The conditions set by the Guinness people included a five-minute break every hour. They could put those breaks in a bank of sorts and save them if they wished. At first, it didn’t seem like a big deal, and then as they advanced, those breaks became more and more precious.
They eventually settled into taking 10 minutes every two hours, though it never seemed to be enough.
“You’re thinking 10 minutes is a long time, but that’s not how it seems at all,” she said. “We all had to use the bathroom, maybe get something to eat and drink and change your socks or something like that, and that time would just fly by.”
As they drew closer to the end, all that stood in their way was hoping their bodies would not introduce some kind of injury that would make continuing on impossible. No blacking out and falling down, no terrible leg cramps, no broken bones.
“There was never a question for any of us that we were going to finish it,” Olson said. “We were going to push to the end no matter what; we just had to stay upright.”
Their last break coincided with breaking the record, but they were still almost two hours from their own goal. They had a short conversation about continuing at that point and decided to go on – they had targeted 36 hours when they started.

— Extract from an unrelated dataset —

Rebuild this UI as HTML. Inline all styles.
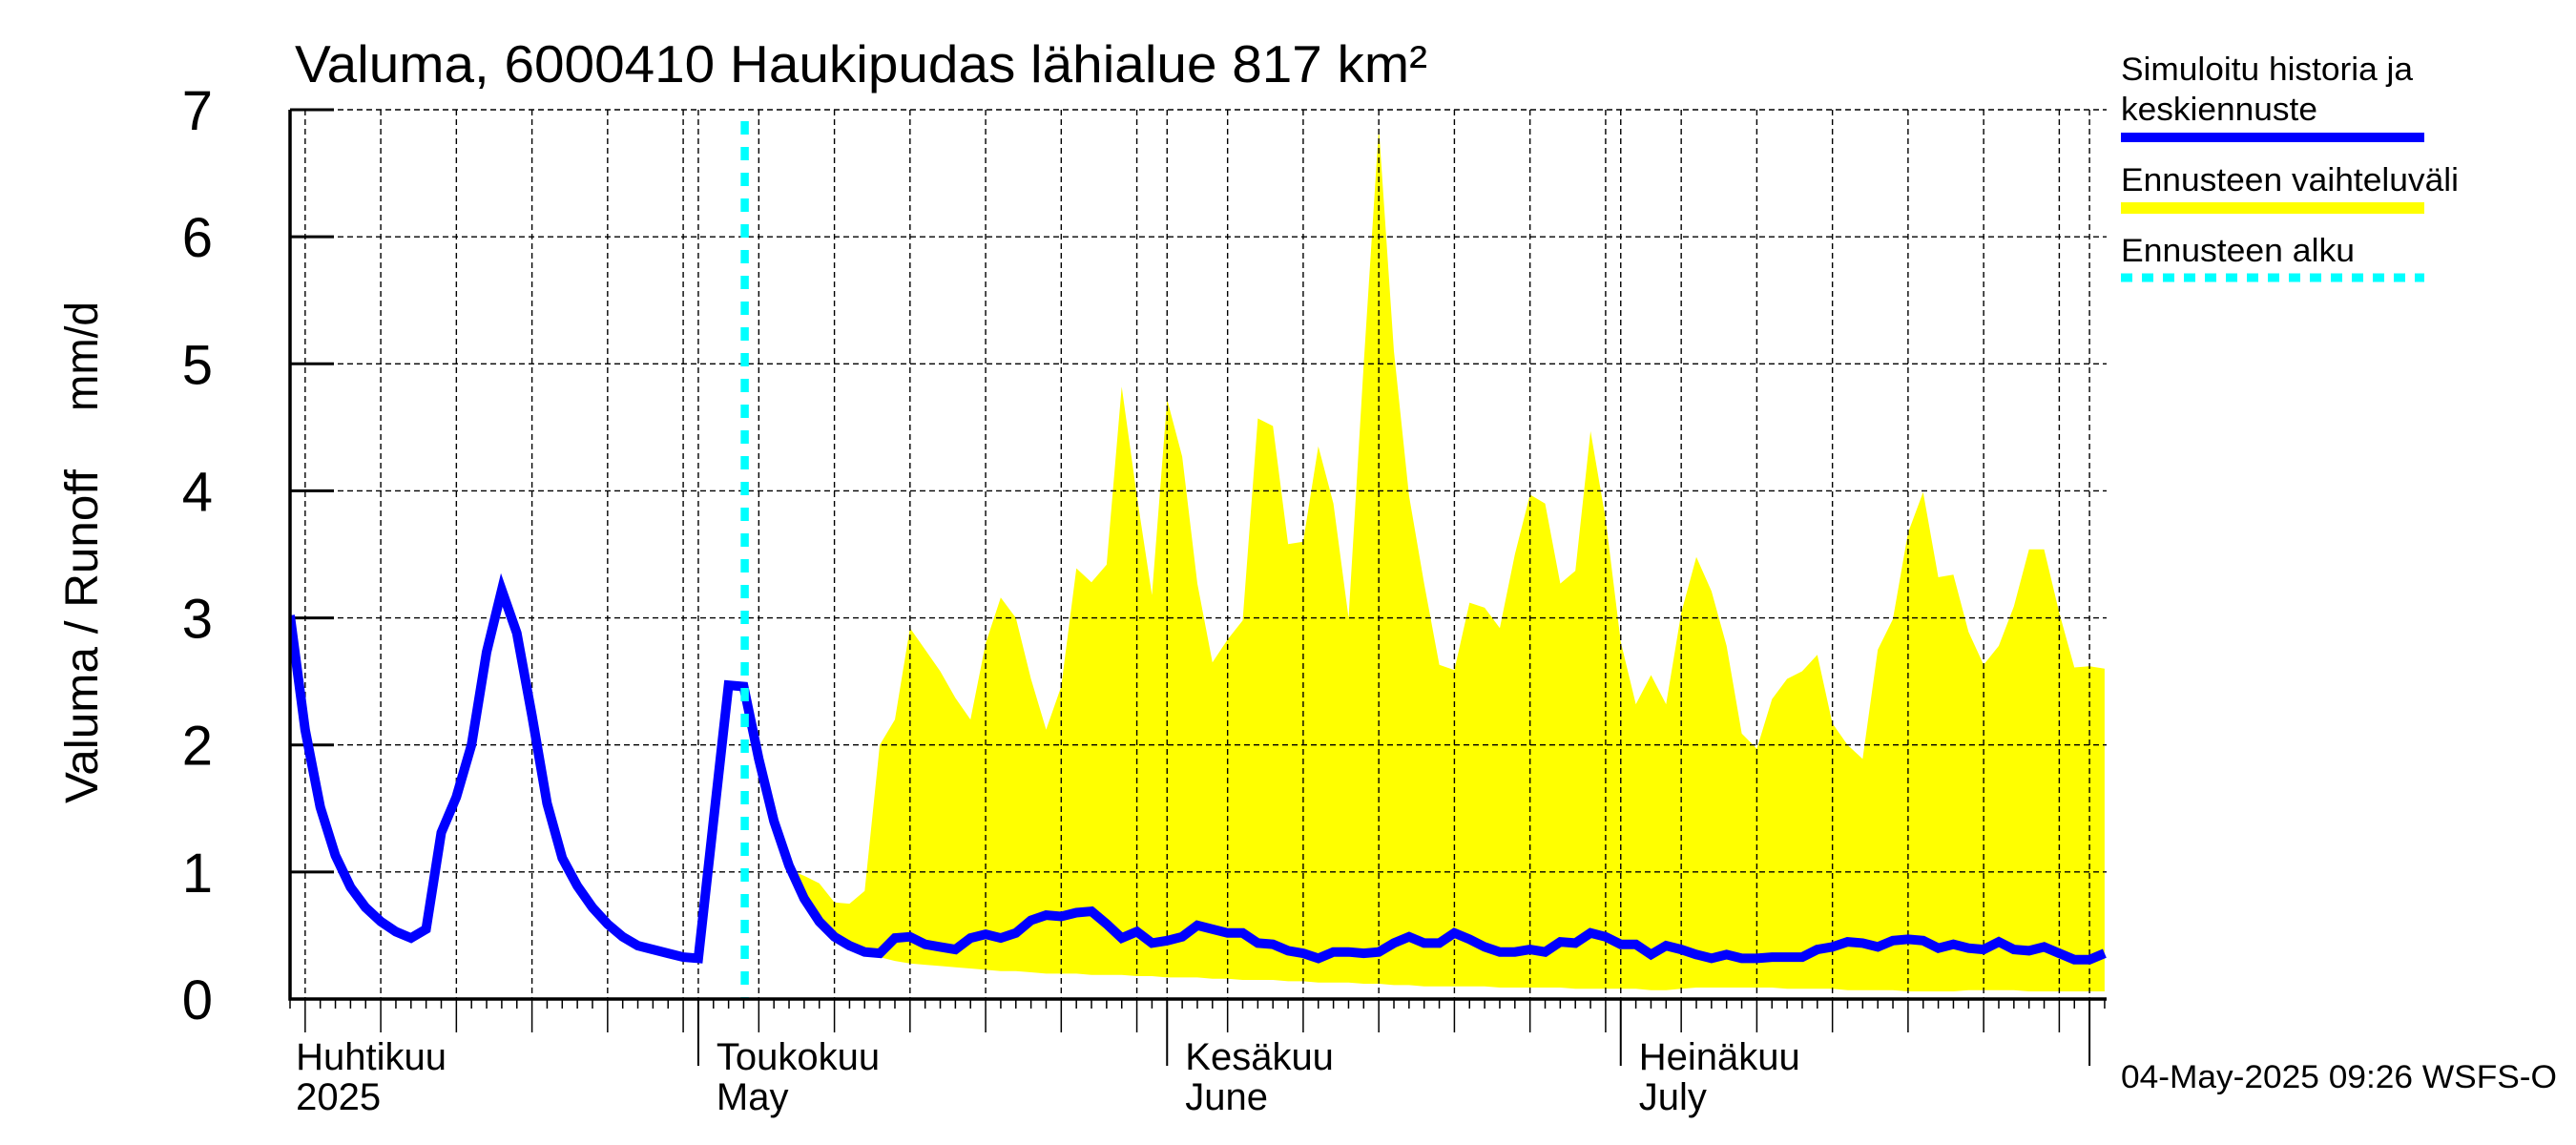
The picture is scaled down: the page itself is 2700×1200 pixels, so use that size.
<!DOCTYPE html>
<html><head><meta charset="utf-8"><style>
html,body{margin:0;padding:0;background:#fff;}
svg{display:block;font-family:"Liberation Sans",sans-serif;}
</style></head><body>
<svg id="chart" width="2700" height="1200" viewBox="0 0 2700 1200" xmlns="http://www.w3.org/2000/svg">
<rect width="2700" height="1200" fill="#fff"/>
<text x="309" y="86" font-size="55" textLength="1187" lengthAdjust="spacingAndGlyphs">Valuma, 6000410 Haukipudas lähialue 817 km²</text>
<g id="plot"></g>
<text transform="translate(102,842) rotate(-90)" font-size="48" textLength="350" lengthAdjust="spacingAndGlyphs">Valuma / Runoff</text>
<text transform="translate(102,431) rotate(-90)" font-size="48" textLength="115" lengthAdjust="spacingAndGlyphs">mm/d</text>
<g>
<text x="2223" y="84" font-size="34" textLength="306" lengthAdjust="spacingAndGlyphs">Simuloitu historia ja</text>
<text x="2223" y="126" font-size="34" textLength="206" lengthAdjust="spacingAndGlyphs">keskiennuste</text>
<rect x="2223" y="139" width="318" height="10" fill="#0000ff"/>
<text x="2223" y="200" font-size="34" textLength="354" lengthAdjust="spacingAndGlyphs">Ennusteen vaihteluväli</text>
<rect x="2223" y="212" width="318" height="12" fill="#ffff00"/>
<text x="2223" y="274" font-size="34" textLength="245" lengthAdjust="spacingAndGlyphs">Ennusteen alku</text>
<line x1="2223" y1="291" x2="2541" y2="291" stroke="#00ffff" stroke-width="9" stroke-dasharray="12,10"/>
</g>
<text x="2223" y="1140" font-size="34" textLength="457" lengthAdjust="spacingAndGlyphs">04-May-2025 09:26 WSFS-O</text>
</svg>
<script>
const simulated = [3.02,2.12,1.51,1.13,0.88,0.72,0.61,0.53,0.48,0.55,
1.31,1.59,2.0,2.73,3.22,2.88,2.23,1.54,1.11,0.89,
0.72,0.59,0.49,0.42,0.39,0.36,0.33,0.32,1.4,2.47,
2.46,1.89,1.4,1.05,0.79,0.61,0.49,0.42,0.37,0.36,
0.48,0.49,0.43,0.41,0.39,0.48,0.51,0.48,0.52,0.62,
0.66,0.65,0.68,0.69,0.59,0.48,0.53,0.44,0.46,0.49,
0.58,0.55,0.52,0.52,0.44,0.43,0.38,0.36,0.32,0.37,
0.37,0.36,0.37,0.44,0.49,0.44,0.44,0.52,0.47,0.41,
0.37,0.37,0.39,0.37,0.45,0.44,0.52,0.49,0.43,0.43,
0.35,0.42,0.39,0.35,0.32,0.35,0.32,0.32,0.33,0.33,
0.33,0.39,0.41,0.45,0.44,0.41,0.46,0.47,0.46,0.40,
0.43,0.40,0.39,0.45,0.39,0.38,0.41,0.36,0.31,0.31,0.36];
const bandStartDay = 33;
const bandUpper = [1.02,0.97,0.91,0.76,0.75,0.85,2.0,
2.2,2.92,2.75,2.58,2.37,2.2,2.8,3.16,3.0,2.52,
2.12,2.46,3.39,3.28,3.42,4.82,3.96,3.18,4.72,4.27,
3.27,2.65,2.83,2.98,4.57,4.51,3.58,3.6,4.35,3.9,
3.0,4.99,6.86,5.1,3.96,3.27,2.63,2.59,3.12,3.08,
2.92,3.5,3.97,3.9,3.27,3.37,4.47,3.78,2.81,2.32,
2.55,2.32,3.04,3.48,3.21,2.78,2.09,1.97,2.36,2.52,
2.58,2.71,2.17,2.0,1.89,2.75,2.99,3.67,3.99,3.32,
3.34,2.89,2.63,2.78,3.09,3.54,3.54,3.04,2.61,2.62,2.6];
const bandLower = [1.02,0.79,0.6,0.48,0.4,0.35,0.33,
0.3,0.28,0.27,0.26,0.25,0.24,0.23,0.22,0.22,0.21,
0.2,0.2,0.2,0.19,0.19,0.19,0.18,0.18,0.17,0.17,
0.17,0.16,0.16,0.15,0.15,0.15,0.14,0.14,0.13,0.13,
0.13,0.12,0.12,0.11,0.11,0.1,0.1,0.1,0.1,0.1,
0.09,0.09,0.09,0.09,0.09,0.08,0.08,0.08,0.08,0.08,
0.07,0.07,0.08,0.09,0.09,0.09,0.09,0.09,0.09,0.08,
0.08,0.08,0.08,0.07,0.07,0.07,0.07,0.06,0.06,0.06,
0.06,0.07,0.07,0.07,0.07,0.06,0.06,0.06,0.06,0.06,0.06];
const forecastStartDay = 30.07;
const yTicks = [0,1,2,3,4,5,6,7];
const monthLabels = [["Huhtikuu","2025"],["Toukokuu","May"],["Kesäkuu","June"],["Heinäkuu","July"]];
const monthLabelDays = [0.2,27,58,88];

const X0=304, X1=2208, Y0=1047, Y1=115, DMAX=120.13, VMAX=7;
const xs = d => X0 + d*(X1-X0)/DMAX;
const ys = v => Y0 - v*(Y0-Y1)/VMAX;
const NS="http://www.w3.org/2000/svg";
const plot=document.getElementById('plot');
function mk(tag,attrs,parent){const e=document.createElementNS(NS,tag);for(const k in attrs)e.setAttribute(k,attrs[k]);(parent||plot).appendChild(e);return e;}

const defs=mk('defs',{});
const cp=mk('clipPath',{id:'clip'},defs);
mk('rect',{x:X0,y:Y1,width:X1-X0,height:Y0-Y1},cp);

let pts=[];
for(let i=0;i<bandUpper.length;i++)pts.push(xs(bandStartDay+i).toFixed(1)+','+ys(bandUpper[i]).toFixed(1));
for(let i=bandLower.length-1;i>=0;i--)pts.push(xs(bandStartDay+i).toFixed(1)+','+ys(bandLower[i]).toFixed(1));
const band=mk('polygon',{points:pts.join(' '),fill:'#ffff00','clip-path':'url(#clip)'});



const gridG=mk('g',{});


for(let d=0;d<=120;d++){
  const dt=new Date(2025,3,4+d);const dd=dt.getDate();
  const x=xs(d);
  const isMonth=dd===1, isGrid=[5,10,15,20,25,30].includes(dd)||isMonth;
  if(isGrid){
    const gl=mk('line',{x1:x,y1:Y1,x2:x,y2:Y0,stroke:'#000','stroke-width':1.4,'stroke-dasharray':'6,4'},gridG);
    
    
  }
  const len=isMonth?70:(isGrid?35:10);
  const t=mk('line',{x1:x,y1:Y0,x2:x,y2:Y0+len,stroke:'#000','stroke-width':isMonth?2:1.5});
  
  
}
yTicks.forEach(v=>{
  if(v>0){
    const gl=mk('line',{x1:X0,y1:ys(v),x2:X1,y2:ys(v),stroke:'#000','stroke-width':1.4,'stroke-dasharray':'6,4'},gridG);
    
    
  }
  const tk=mk('line',{x1:X0,y1:ys(v),x2:X0+46,y2:ys(v),stroke:'#000','stroke-width':3});
  
  
  const lb=mk('text',{x:223,y:ys(v)+21,'font-size':58,'text-anchor':'end'});
  lb.textContent=String(v);
  
  
});

const lp=simulated.map((v,i)=>xs(i).toFixed(1)+','+ys(v).toFixed(1)).join(' ');
const line=mk('polyline',{points:lp,fill:'none',stroke:'#0000ff','stroke-width':10,'stroke-linejoin':'miter','clip-path':'url(#clip)'});



const fs=mk('line',{x1:xs(forecastStartDay),y1:Y1+12,x2:xs(forecastStartDay),y2:Y0,stroke:'#00ffff','stroke-width':8.5,'stroke-dasharray':'14,13'});



const ax=mk('path',{d:`M${X0},${Y1} V${Y0} H${X1}`,fill:'none',stroke:'#000','stroke-width':3.5});



monthLabels.forEach((m,i)=>{
  const x=xs(monthLabelDays[i])+(i===0?3:19);
  const t1=mk('text',{x:x,y:1121,'font-size':40});
  t1.textContent=m[0];
  
  
  const t2=mk('text',{x:x,y:1163,'font-size':40});
  t2.textContent=m[1];
  
  
});
</script>
</body></html>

“We told the world that’s what we were going to do,” Olson said. “So we were going to do it.”
Two hours later, they were hugging each other and crying. There was confetti and the sound of cannons going off, and Olson’s husband and four daughters were there cheering her on.
She took off her shoes and socks and counted “11 or 12 blisters – my socks were bloody,” but she hung in there at a party – complete with cans of Guinness, of course – and took pictures with supporters. They met the founder of Taylor’s Gift, and in all Olson stayed up for 44 consecutive hours.

The next morning at breakfast, they talked about how even though they were physically exhausted, it was still difficult getting their brains to settle down.
Another discovery: They were all better pickleball players by the end of it.
“I guess it shouldn’t be that big of a surprise, but we all saw improvement over those 36 hours,” she said. “So I can promise you, if you play pickleball for that long, you’re going to get better at it.”